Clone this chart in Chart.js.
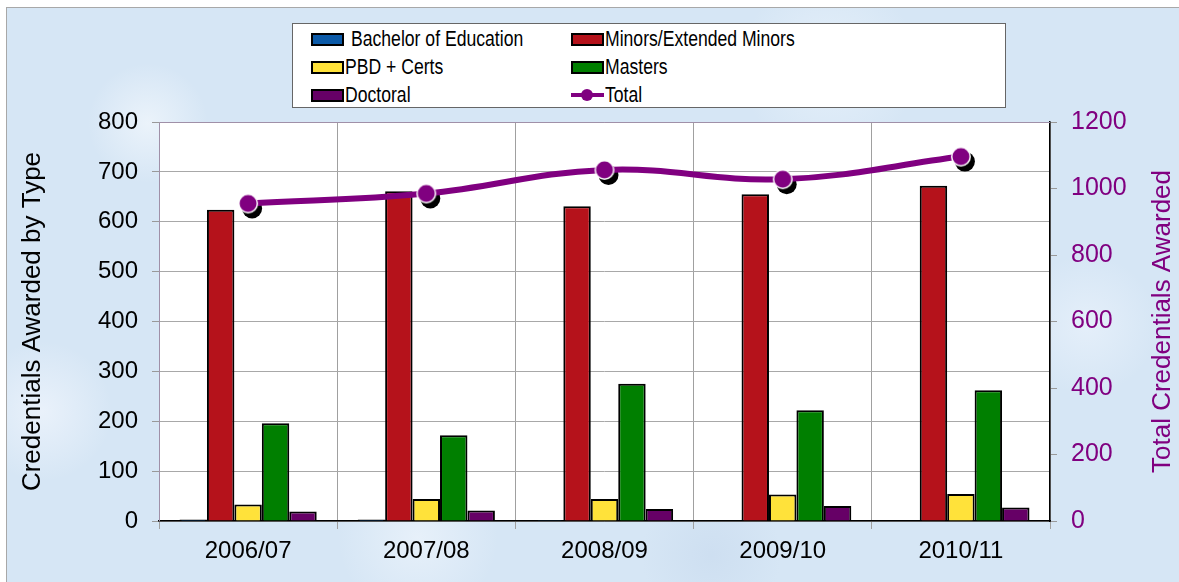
<!DOCTYPE html>
<html>
<head>
<meta charset="utf-8">
<script src="https://cdn.jsdelivr.net/npm/chart.js@4/dist/chart.umd.min.js"></script>
<style>
  html, body { margin: 0; padding: 0; background: #fff; }
  #wrap { position: relative; width: 1179px; height: 582px; overflow: hidden; }
  #bg {
    position: absolute; left: 6px; top: 7px; right: -2px; bottom: -2px;
    border-left: 1px solid #a8a8a8; border-top: 1px solid #a8a8a8;
    background-color: #d6e6f5;
    background-image:
      radial-gradient(circle at 12% 20%, rgba(240,246,252,0.8) 0, rgba(240,246,252,0) 60px),
      radial-gradient(circle at 35% 92%, rgba(235,243,251,0.8) 0, rgba(235,243,251,0) 80px),
      radial-gradient(circle at 70% 10%, rgba(236,244,252,0.7) 0, rgba(236,244,252,0) 90px),
      radial-gradient(circle at 92% 55%, rgba(232,241,251,0.8) 0, rgba(232,241,251,0) 70px),
      radial-gradient(circle at 3% 70%, rgba(238,244,252,0.8) 0, rgba(238,244,252,0) 70px),
      radial-gradient(circle at 60% 95%, rgba(200,218,238,0.6) 0, rgba(200,218,238,0) 70px);
  }
  canvas { position: absolute; left: 0; top: 0; }
  #legend {
    position: absolute; left: 292px; top: 23px; width: 712px; height: 83px;
    background: #fff; border: 1px solid #666;
    font-family: "Liberation Sans", Arial, sans-serif; font-size: 22px; color: #000;
  }
  .item { position: absolute; height: 28px; display: flex; align-items: center; }
  .sw { width: 29px; height: 9px; border: 2px solid #000; }
  .tl { position: relative; width: 33px; height: 12px; }
  .tl .ln { position: absolute; left: 0; right: 0; top: 4px; height: 4px; }
  .tl .dt { position: absolute; left: 10px; top: 0; width: 12px; height: 12px; border-radius: 50%; }
  .lab { display: inline-block; transform: scaleX(0.8); transform-origin: left center; white-space: nowrap; margin-left: 1px; }
</style>
</head>
<body>
<div id="wrap">
  <div id="bg"></div>
  <canvas id="chart" width="1179" height="582"></canvas>
  <div id="legend"></div>
</div>
<script>
const years = ['2006/07', '2007/08', '2008/09', '2009/10', '2010/11'];
const bachelor = [3, 3, 2, 0, 0];
const minors = [624, 661, 631, 655, 672];
const pbd = [33, 44, 44, 53, 54];
const masters = [196, 172, 275, 222, 262];
const doctoral = [19, 21, 24, 30, 27];
const total = [955, 985, 1056, 1028, 1096];

const PURPLE = '#800080';
const FONT = '"Liberation Sans", Arial, sans-serif';
const RIGHT_TITLE = 'Total Credentials Awarded';

// marker with white rim
const dot = document.createElement('canvas');
dot.width = 24; dot.height = 24;
(function () {
  const c = dot.getContext('2d');
  c.beginPath(); c.arc(12, 12, 10, 0, Math.PI * 2);
  c.fillStyle = '#fff'; c.fill();
  c.beginPath(); c.arc(12, 12, 8.5, 0, Math.PI * 2);
  c.fillStyle = PURPLE; c.fill();
})();

const plotBg = {
  id: 'plotBg',
  beforeDraw(chart) {
    const { ctx, chartArea: a } = chart;
    ctx.save();
    ctx.fillStyle = '#fff';
    ctx.fillRect(a.left, a.top, a.right - a.left, a.bottom - a.top);
    ctx.restore();
  },
  afterDatasetsDraw(chart) {
    const { ctx, chartArea: a } = chart;
    ctx.save();
    ctx.strokeStyle = '#a090a8';
    ctx.lineWidth = 1;
    ctx.beginPath();
    ctx.moveTo(a.left + 0.5, a.bottom);
    ctx.lineTo(a.left + 0.5, a.top + 0.5);
    ctx.lineTo(a.right, a.top + 0.5);
    ctx.stroke();
    ctx.restore();
  },
  beforeDatasetDraw(chart, args) {
    if (chart.data.datasets[args.index].type !== 'line') return;
    const { ctx } = chart;
    ctx.save();
    ctx.fillStyle = '#000';
    args.meta.data.forEach((p) => {
      ctx.beginPath();
      ctx.arc(p.x + 4, p.y + 5, 10, 0, Math.PI * 2);
      ctx.fill();
    });
    ctx.restore();
  },
  afterDraw(chart) {
    // right axis title reads bottom-to-top like the left one
    const s = chart.scales.y1;
    const { ctx } = chart;
    ctx.save();
    ctx.translate(s.right - 16, (s.top + s.bottom) / 2);
    ctx.rotate(-Math.PI / 2);
    ctx.font = '26px ' + FONT;
    ctx.fillStyle = PURPLE;
    ctx.textAlign = 'center';
    ctx.textBaseline = 'middle';
    ctx.fillText(RIGHT_TITLE, 0, 0);
    ctx.restore();
  },
};

function bar(label, data, color) {
  return {
    label, data,
    backgroundColor: color,
    borderColor: '#000',
    borderWidth: 2,
    categoryPercentage: 0.77,
    barPercentage: 1,
    yAxisID: 'y',
    order: 2,
  };
}

const chart = new Chart(document.getElementById('chart'), {
  type: 'bar',
  data: {
    labels: years,
    datasets: [
      bar('Bachelor of Education', bachelor, '#0b5aa8'),
      bar('Minors/Extended Minors', minors, '#b5121b'),
      bar('PBD + Certs', pbd, '#ffe23a'),
      bar('Masters', masters, '#007f00'),
      bar('Doctoral', doctoral, '#660066'),
      {
        type: 'line',
        label: 'Total',
        data: total,
        yAxisID: 'y1',
        borderColor: PURPLE,
        borderWidth: 6,
        tension: 0.4,
        pointStyle: dot,
        order: 1,
      },
    ],
  },
  options: {
    responsive: false,
    animation: false,
    layout: { padding: { left: 6, top: 122, right: 0, bottom: 0 } },
    plugins: { legend: { display: false }, tooltip: { enabled: false } },
    scales: {
      x: {
        grid: { color: '#a0a0a0', lineWidth: 1, tickLength: 8, tickColor: '#a0a0a0' },
        border: { color: '#000', width: 1.5 },
        ticks: { color: '#000', font: { family: FONT, size: 24 }, padding: 8 },
        afterFit: (s) => { s.height = 61; },
      },
      y: {
        position: 'left',
        min: 0, max: 800,
        ticks: { stepSize: 100, color: '#000', font: { family: FONT, size: 24 }, padding: 14 },
        grid: { color: '#a8a8a8', borderDash: [2, 2], tickLength: 7, tickColor: '#999' },
        border: { display: false },
        title: {
          display: true, text: 'Credentials Awarded by Type', color: '#000',
          font: { family: FONT, size: 26 }, padding: { top: 11, bottom: 0 },
        },
        afterFit: (s) => { s.width = 153; },
      },
      y1: {
        position: 'right',
        min: 0, max: 1200,
        ticks: {
          stepSize: 200, color: PURPLE, font: { family: FONT, size: 25 }, padding: 14,
          callback: (v) => String(v),
        },
        grid: { drawOnChartArea: false, tickLength: 7, tickColor: '#999' },
        border: { color: '#000', width: 1.5 },
        afterFit: (s) => { s.width = 129; },
      },
    },
  },
  plugins: [plotBg],
});

// legend box built from the chart datasets, two columns, row-major
const legend = document.getElementById('legend');
chart.data.datasets.forEach((ds, i) => {
  const el = document.createElement('div');
  el.className = 'item';
  el.style.left = (i % 2 === 0 ? 18 : 278) + 'px';
  el.style.top = (1 + Math.floor(i / 2) * 28) + 'px';
  let mark;
  if (ds.type === 'line') {
    mark = document.createElement('div');
    mark.className = 'tl';
    mark.innerHTML = '<div class="ln"></div><div class="dt"></div>';
    mark.firstChild.style.background = ds.borderColor;
    mark.lastChild.style.background = ds.borderColor;
  } else {
    mark = document.createElement('div');
    mark.className = 'sw';
    mark.style.background = ds.backgroundColor;
  }
  const lab = document.createElement('span');
  lab.className = 'lab';
  lab.textContent = ds.label;
  if (i === 0) lab.style.marginLeft = '7px';
  el.appendChild(mark);
  el.appendChild(lab);
  legend.appendChild(el);
});
</script>
</body>
</html>
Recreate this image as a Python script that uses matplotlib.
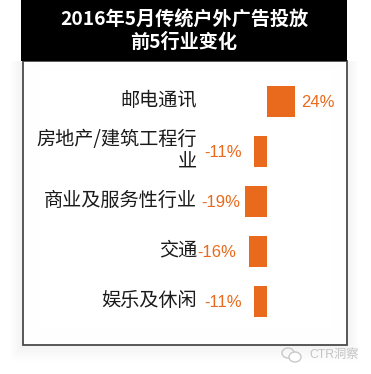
# -*- coding: utf-8 -*-
import matplotlib
matplotlib.use('Agg')
import matplotlib.pyplot as plt
from matplotlib.patches import Rectangle, Ellipse
from matplotlib.transforms import ScaledTranslation

W, H = 371, 374
CJK = ['Noto Sans CJK SC', 'DejaVu Sans']
LATIN_CJK = ['Liberation Sans', 'Noto Sans CJK SC']
ORANGE = '#e96a1c'

title = '2016年5月传统户外广告投放\n前5行业变化'
categories = ['邮电通讯', '房地产/建筑工程行\n业', '商业及服务性行业', '交通', '娱乐及休闲']
values = [24, -11, -19, -16, -11]
value_labels = ['24%', '-11%', '-19%', '-16%', '-11%']
# the labels sit by hand in the original, gap in px from the bar end
label_gaps = [7, 12, 5, 12, 12]

fig = plt.figure(figsize=(W / 100, H / 100), dpi=100, facecolor='white')

# background layer in pixel coords
bg = fig.add_axes([0, 0, 1, 1])
bg.set_xlim(0, W)
bg.set_ylim(H, 0)
bg.axis('off')

# soft shadow outside the frame
for i in range(12, 0, -1):
    bg.add_patch(Rectangle((22 - i, 61), 325 + 2 * i, 284 + i * 1.4,
                           fc='black', ec='none', alpha=0.003))
bg.add_patch(Rectangle((22, 61), 325, 284, fc='white', ec='none'))
# soft glow inside the frame
for i in range(16):
    bg.add_patch(Rectangle((23 + i, 62 + i * 0.5), 323 - 2 * i, 282 - i * 1.5,
                           fc='none', ec='black', lw=1, alpha=0.004))
bg.add_patch(Rectangle((22.5, 61), 324, 284, fc='none', ec='#4a4a4a', lw=1.3))
bg.add_patch(Rectangle((21, 0), 326, 61, fc='black', ec='none'))
bg.text(184, 31, title, color='white', fontsize=13.8, fontweight='bold',
        family=CJK, ha='center', va='center', linespacing=1.2)

# watermark
bg.add_patch(Ellipse((288, 353), 12, 10, fc='none', ec='#c8c8c8', lw=1))
bg.add_patch(Ellipse((295, 357), 12, 10, fc='white', ec='#c8c8c8', lw=1))
bg.text(309, 355, 'CTR洞察', color='#c4c4c4', fontsize=8.8, family=LATIN_CJK,
        ha='left', va='center')

# bars, axes starts at the right edge of the category labels
px_per_pct = 1.15
zero_px, top_px, row_px = 267, 101.5, 50
left, right, top, bottom = 197, 347, 61, 345
ax = fig.add_axes([left / W, 1 - bottom / H, (right - left) / W, (bottom - top) / H])
ax.patch.set_alpha(0)
ax.set_xlim((left - zero_px) / px_per_pct, (right - zero_px) / px_per_pct)
ax.set_ylim((bottom - top_px) / row_px, (top - top_px) / row_px)
ypos = list(range(len(categories)))
ax.barh(ypos, values, height=0.63, color=ORANGE)
ax.set_yticks(ypos)
ax.set_yticklabels(categories, family=CJK, fontsize=13.8, color='#1a1a1a',
                   linespacing=1.08)
ax.tick_params(axis='y', length=0, pad=0)
ax.set_xticks([])
for s in ax.spines.values():
    s.set_visible(False)

# category text sits a little above the bar centres
nudge = ScaledTranslation(0, 4 / 100, fig.dpi_scale_trans)
for lab in ax.get_yticklabels():
    lab.set_transform(lab.get_transform() + nudge)

for y, v, lab, gap in zip(ypos, values, value_labels, label_gaps):
    sign = 1 if v > 0 else -1
    ax.annotate(lab, (v, y), xytext=(sign * gap * 0.72, -0.7), textcoords='offset points',
                ha='left' if v > 0 else 'right', va='center', color=ORANGE,
                fontsize=12, family='Liberation Sans')

fig.savefig('out.png', dpi=100)
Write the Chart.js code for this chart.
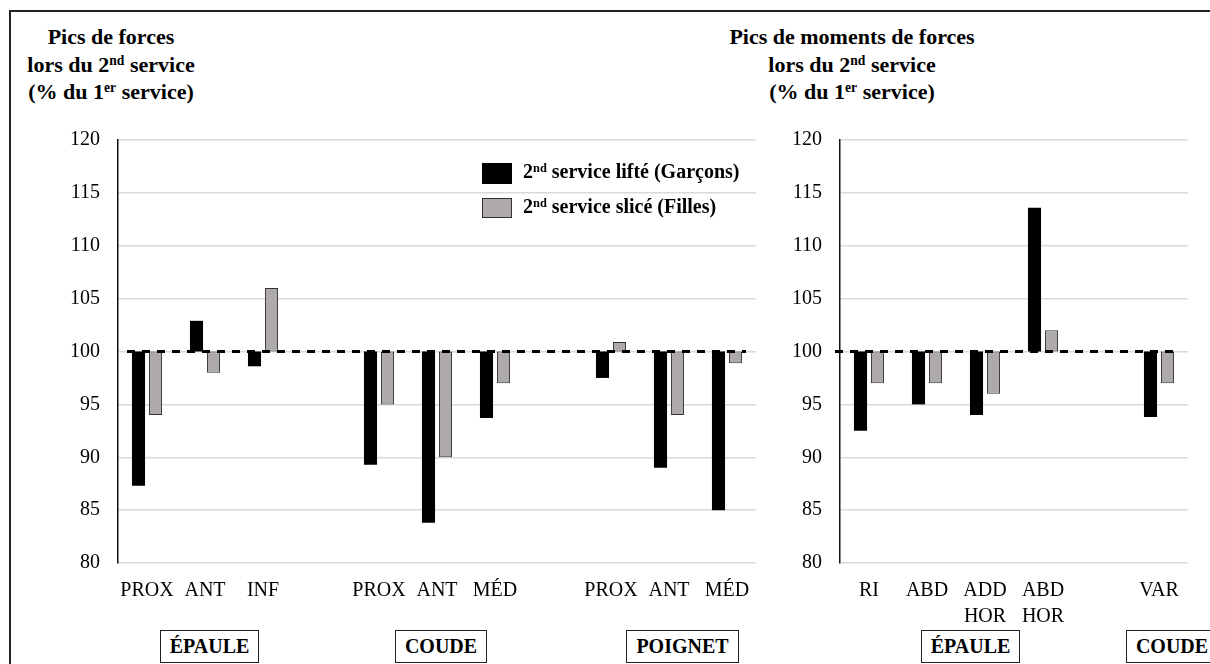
-*-*-
Only the count is needed: the number of lines in the data that include the word "this".

3